Print the records below exactly, starting at the first line and stopping after the line that contains "baseline = 1000". Leave out any pictures.

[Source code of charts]

———

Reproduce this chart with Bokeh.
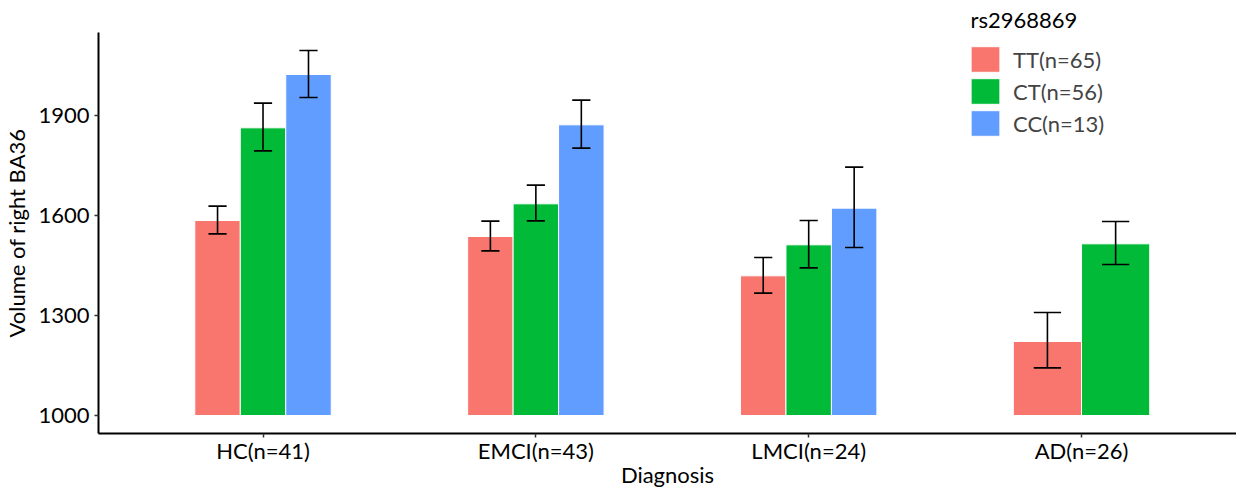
from bokeh.plotting import figure
from bokeh.models import Legend, LegendItem, FixedTicker, Range1d, ColumnDataSource, Title
from bokeh.embed import file_html
from bokeh.resources import INLINE

categories = ["HC(n=41)", "EMCI(n=43)", "LMCI(n=24)", "AD(n=26)"]
genotypes = ["TT(n=65)", "CT(n=56)", "CC(n=13)"]
legend_title = "rs2968869"
colors = ["#F8766D", "#00BA38", "#619CFF"]

tt_mean = [1585, 1537, 1419, 1222]
tt_lo = [1545, 1494, 1367, 1143]
tt_hi = [1628, 1583, 1474, 1309]
ct_mean = [1863, 1635, 1512, 1515]
ct_lo = [1794, 1584, 1443, 1453]
ct_hi = [1937, 1691, 1585, 1582]
cc_mean = [2023, 1872, 1622, None]
cc_lo = [1954, 1802, 1504, None]
cc_hi = [2095, 1946, 1745, None]

y_ticks = [1000, 1300, 1600, 1900]
baseline = 1000

series = [(tt_mean, tt_lo, tt_hi), (ct_mean, ct_lo, ct_hi), (cc_mean, cc_lo, cc_hi)]

FONT = "Lato"
FS = "22px"

p = figure(width=1236, height=490, output_backend="svg", toolbar_location=None,
           x_range=Range1d(0.397, 4.568), y_range=Range1d(946, 2149),
           min_border_left=97, min_border_right=0, min_border_top=32, min_border_bottom=57)
p.xgrid.visible = False
p.ygrid.visible = False
p.outline_line_color = None
p.background_fill_color = "white"
p.border_fill_color = "white"

total_w = 0.5
renderers = []
for gi, (m, lo, hi) in enumerate(series):
    xs, tops, los, his, ws = [], [], [], [], []
    for ci in range(len(categories)):
        present = [k for k in range(len(series)) if series[k][0][ci] is not None]
        if m[ci] is None:
            continue
        n = len(present)
        w = total_w / n
        idx = present.index(gi)
        x = ci + 1 - total_w / 2 + w * (idx + 0.5)
        xs.append(x); tops.append(m[ci]); los.append(lo[ci]); his.append(hi[ci]); ws.append(w)
    src = ColumnDataSource(dict(x=xs, top=tops, w=ws, lo=los, hi=his,
                                cl=[x - 0.2 * w for x, w in zip(xs, ws)],
                                cr=[x + 0.2 * w for x, w in zip(xs, ws)]))
    r = p.vbar(x="x", top="top", bottom=baseline, width="w", source=src,
               fill_color=colors[gi], line_color="white", line_width=1)
    renderers.append(r)
    p.segment(x0="x", y0="lo", x1="x", y1="hi", source=src, line_color="black", line_width=1.6)
    p.segment(x0="cl", y0="lo", x1="cr", y1="lo", source=src, line_color="black", line_width=1.6)
    p.segment(x0="cl", y0="hi", x1="cr", y1="hi", source=src, line_color="black", line_width=1.6)

for ax in (p.xaxis[0], p.yaxis[0]):
    ax.axis_line_color = "black"
    ax.axis_line_width = 2
    ax.major_tick_line_color = "#333333"
    ax.major_tick_line_width = 1.5
    ax.major_tick_out = 4
    ax.major_tick_in = 0
    ax.minor_tick_line_color = None
    ax.major_label_text_font = FONT
    ax.major_label_text_font_size = FS
    ax.major_label_text_color = "black"
    ax.axis_label_text_font = FONT
    ax.axis_label_text_font_size = FS
    ax.axis_label_text_font_style = "normal"
    ax.axis_label_text_color = "black"

p.xaxis.ticker = FixedTicker(ticks=list(range(1, len(categories) + 1)))
p.xaxis.major_label_overrides = {i + 1: c for i, c in enumerate(categories)}
p.xaxis.axis_label = "Diagnosis"
p.xaxis.major_label_standoff = -1
p.xaxis.axis_label_standoff = -6
p.yaxis.ticker = FixedTicker(ticks=y_ticks)
p.yaxis.axis_label = "Volume of right BA36"
p.yaxis.major_label_standoff = 5
p.yaxis.axis_label_standoff = 5

legend = Legend(items=[LegendItem(label=g, renderers=[r]) for g, r in zip(genotypes, renderers)],
                location=(869, 294),
                label_text_font=FONT, label_text_font_size=FS,
                glyph_width=36, glyph_height=32, label_height=32, spacing=0,
                label_standoff=10, padding=0, margin=0,
                border_line_alpha=0, background_fill_alpha=0)
p.add_layout(legend)

p.add_layout(Title(text=legend_title, align="left", offset=872, standoff=0,
                   text_font=FONT, text_font_size=FS, text_font_style="normal",
                   text_color="black"), "above")

open("out.html", "w").write(file_html(p, INLINE))
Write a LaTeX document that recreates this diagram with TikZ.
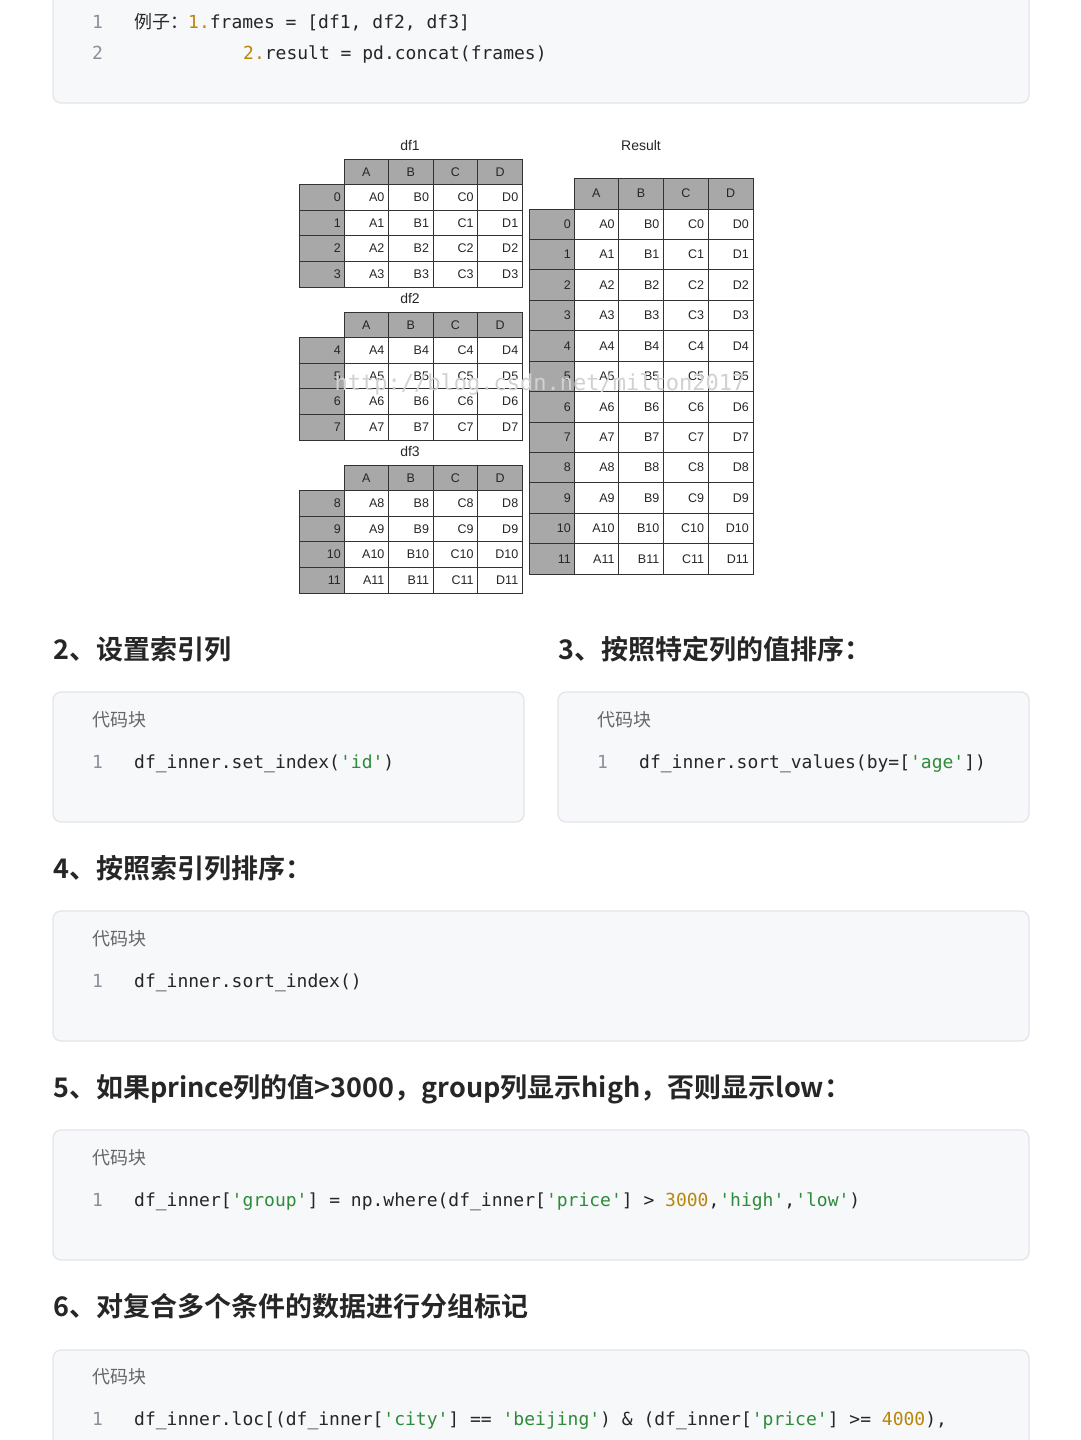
\documentclass[tikz,border=0pt]{standalone}
\usepackage{fontspec}
\setmainfont{Liberation Sans}
\setmonofont{DejaVu Sans Mono}
\newfontfamily\cjk{Noto Sans CJK SC}
\newfontfamily\cjkb{Noto Sans CJK SC Bold}
\newfontfamily\tabf{Liberation Sans}
\definecolor{blockbg}{HTML}{F7F8FA}
\definecolor{blockln}{HTML}{E2E4E8}
\definecolor{numc}{HTML}{8A8F98}
\definecolor{strc}{HTML}{2E8B3A}
\definecolor{numlit}{HTML}{B8860B}
\definecolor{hdr}{HTML}{A8A8A8}
\definecolor{grid}{HTML}{333333}
\tikzset{
 codeblock/.style={fill=blockbg,draw=blockln,line width=1.2pt,rounded corners=8pt},
 lnum/.style={anchor=base west,font=\ttfamily\fontsize{18}{18}\selectfont,text=numc,inner sep=0},
 code/.style={anchor=base west,font=\ttfamily\fontsize{18}{18}\selectfont,text=black!85,inner sep=0},
 blkcap/.style={anchor=base west,font=\cjk\fontsize{18}{18}\selectfont,text=black!60,inner sep=0},
 head/.style={anchor=base west,font=\cjkb\fontsize{27}{27}\selectfont,text=black!85,inner sep=0},
 cell/.style={anchor=east,font=\tabf\fontsize{12.5}{12.5}\selectfont,inner sep=0,text=black!85},
 hcell/.style={anchor=center,font=\tabf\fontsize{12.5}{12.5}\selectfont,inner sep=0,text=black!85},
 tlabel/.style={anchor=center,font=\tabf\fontsize{14}{14}\selectfont,inner sep=0,text=black!85},
}
\newcommand\mytable[7]{% x0, header top, header h, row h, first, last, col w
 \foreach \c [count=\i from 0] in {A,B,C,D}{
   \pgfmathsetmacro\xx{#1+45+\i*#7}
   \filldraw[fill=hdr,draw=grid,line width=0.8pt] (\xx,#2) rectangle ++(#7,#3);
   \node[hcell] (h\c#5) at (\xx+#7/2,#2+#3/2) {\c};
 }
 \foreach \r in {#5,...,#6}{
   \pgfmathsetmacro\yy{#2+#3+(\r-#5)*#4}
   \filldraw[fill=hdr,draw=grid,line width=0.8pt] (#1,\yy) rectangle ++(45,#4);
   \node[cell] (i\r-#5) at (#1+42,\yy+#4/2) {\r};
   \foreach \c [count=\i from 0] in {A,B,C,D}{
     \pgfmathsetmacro\xx{#1+45+\i*#7}
     \filldraw[fill=white,draw=grid,line width=0.8pt] (\xx,\yy) rectangle ++(#7,#4);
     \node[cell] (c\c\r-#5) at (\xx+#7-4,\yy+#4/2) {\c\r};
   }
 }
}
\begin{document}
\begin{tikzpicture}[x=1pt,y=-1pt]
\useasboundingbox (0,0) rectangle (1080,1440);
% top block
\draw[codeblock] (53,-20) rectangle (1029,103);
\node[lnum] (n1) at (92,28) {1};
\node[code] (l1) at (134,28) {{\cjk 例子：}\textcolor{numlit}{1.}frames = [df1, df2, df3]};
\node[lnum] (n2) at (92,59) {2};
\node[code] (l2) at (243,59) {\textcolor{numlit}{2.}result = pd.concat(frames)};
% tables
\node[tlabel] (df1) at (410,145) {df1};
\mytable{299}{159}{25.6}{25.6}{0}{3}{44.6}
\node[tlabel] (df2) at (410,298) {df2};
\mytable{299}{312}{25.6}{25.6}{4}{7}{44.6}
\node[tlabel] (df3) at (410,451) {df3};
\mytable{299}{465}{25.6}{25.6}{8}{11}{44.6}
\node[tlabel] (res) at (641,145) {Result};
\mytable{529}{178}{31}{30.42}{0}{11}{44.75}
\node[font=\ttfamily\fontsize{22}{22}\selectfont,text=black!18,inner sep=0] (wm) at (540,384) {http://blog.csdn.net/milton2017};
% section 2 and 3
\node[head] (s2) at (53,659) {2、设置索引列};
\node[head] (s3) at (558,659) {3、按照特定列的值排序：};
\draw[codeblock] (53,692) rectangle (524,822);
\draw[codeblock] (558,692) rectangle (1029,822);
\node[blkcap] (c2) at (92,726) {代码块};
\node[lnum] (n21) at (92,768) {1};
\node[code] (l21) at (134,768) {df\_inner.set\_index(\textcolor{strc}{'id'})};
\node[blkcap] (c3) at (597,726) {代码块};
\node[lnum] (n31) at (597,768) {1};
\node[code] (l31) at (639,768) {df\_inner.sort\_values(by=[\textcolor{strc}{'age'}])};
% section 4
\node[head] (s4) at (53,878) {4、按照索引列排序：};
\draw[codeblock] (53,911) rectangle (1029,1041);
\node[blkcap] (c4) at (92,945) {代码块};
\node[lnum] (n41) at (92,987) {1};
\node[code] (l41) at (134,987) {df\_inner.sort\_index()};
% section 5
\node[head] (s5) at (53,1097) {5、如果prince列的值>3000，group列显示high，否则显示low：};
\draw[codeblock] (53,1130) rectangle (1029,1260);
\node[blkcap] (c5) at (92,1164) {代码块};
\node[lnum] (n51) at (92,1206) {1};
\node[code] (l51) at (134,1206) {df\_inner[\textcolor{strc}{'group'}] = np.where(df\_inner[\textcolor{strc}{'price'}] > \textcolor{numlit}{3000},\textcolor{strc}{'high'},\textcolor{strc}{'low'})};
% section 6
\node[head] (s6) at (53,1316) {6、对复合多个条件的数据进行分组标记};
\draw[codeblock] (53,1350) rectangle (1029,1470);
\node[blkcap] (c6) at (92,1383) {代码块};
\node[lnum] (n61) at (92,1425) {1};
\node[code] (l61) at (134,1425) {df\_inner.loc[(df\_inner[\textcolor{strc}{'city'}] == \textcolor{strc}{'beijing'}) \& (df\_inner[\textcolor{strc}{'price'}] >= \textcolor{numlit}{4000}),};
\end{tikzpicture}
\end{document}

———

**Exercise answer**
Reproduce this chart with Bokeh.
from bokeh.plotting import figure
from bokeh.models import Legend, LegendItem, FixedTicker, Range1d, ColumnDataSource, Title
from bokeh.embed import file_html
from bokeh.resources import INLINE

categories = ["HC(n=41)", "EMCI(n=43)", "LMCI(n=24)", "AD(n=26)"]
genotypes = ["TT(n=65)", "CT(n=56)", "CC(n=13)"]
legend_title = "rs2968869"
colors = ["#F8766D", "#00BA38", "#619CFF"]

tt_mean = [1585, 1537, 1419, 1222]
tt_lo = [1545, 1494, 1367, 1143]
tt_hi = [1628, 1583, 1474, 1309]
ct_mean = [1863, 1635, 1512, 1515]
ct_lo = [1794, 1584, 1443, 1453]
ct_hi = [1937, 1691, 1585, 1582]
cc_mean = [2023, 1872, 1622, None]
cc_lo = [1954, 1802, 1504, None]
cc_hi = [2095, 1946, 1745, None]

y_ticks = [1000, 1300, 1600, 1900]
baseline = 1000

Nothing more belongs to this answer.